The Changing Nature of Coercive Power

The Changing Nature of Coercive Power

Power is the ability to affect others to obtain preferred outcomes, and that can be done through coercion and payment or attraction and persuasion. Generally, people associate coercion with military power resources, but that is too reductive. After all, economic power resources can also be used for coercion. Even in terms of what is considered "normal" economic behavior, the boundaries are not always so clear. As Thomas Schelling has argued, "The difference between a threat and a promise, between coercion and compensation, sometimes depends on where the baseline is located." After all, once compensation becomes an expectation, withholding it for nonperformance can be seen as a punishment -- and the threat to do so as coercion. Similarly, offering inadequate compensation to a starving man in desperate need of resources can be characterized as a bargain freely struck or as coercion. What is called coercion depends in part on the context of a power relationship.

Such contexts are changing in a global information age. Networks are becoming increasingly important, and positioning in social networks can be an important power resource. For example, in a hub-and-spokes network, power derives from being the hub of communications. If you communicate with your other friends through me, that gives me power. And if the points on the rim are not directly connected to each other, their dependence on communication through the hub can be used to shape their agenda. For example, even after independence, communications among France's former African colonies often ran through Paris, increasing France's power to shape their agenda. In other more complex network arrangements, theorists point to the importance of structural holes that prevent direct communication between certain parts of the network.

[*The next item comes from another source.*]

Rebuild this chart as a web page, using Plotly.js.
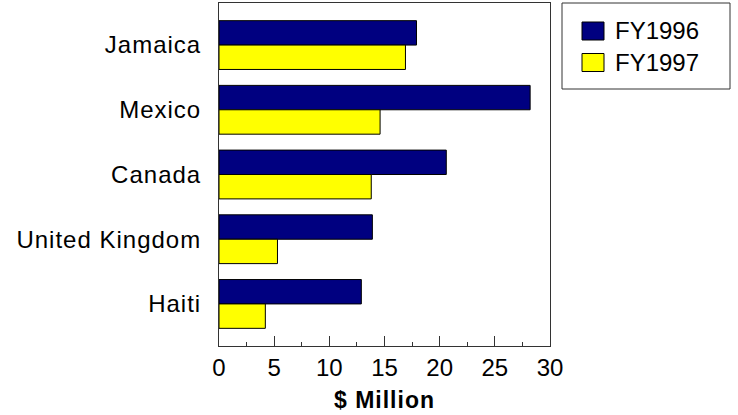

Those who can bridge or exploit these structural holes can use their position as a source of coercive power by controlling communication between others.

This does not mean that the coercive role of military resources is no longer important in a global information age. Coercive diplomacy depends upon the same underlying resources as those that produce competence in kinetic fighting and destruction, but it also depends upon the credibility and cost of the threat. A threat of force can be used to compel or to deter, but the latter is often more credible. Credibility matters, for if a threat is not credible, it is unlikely to produce the desired outcome and could have an impact on the coercing state's reputation. In general, failed threats are costly, not only in terms of the target, but also in terms of third parties observing the outcome.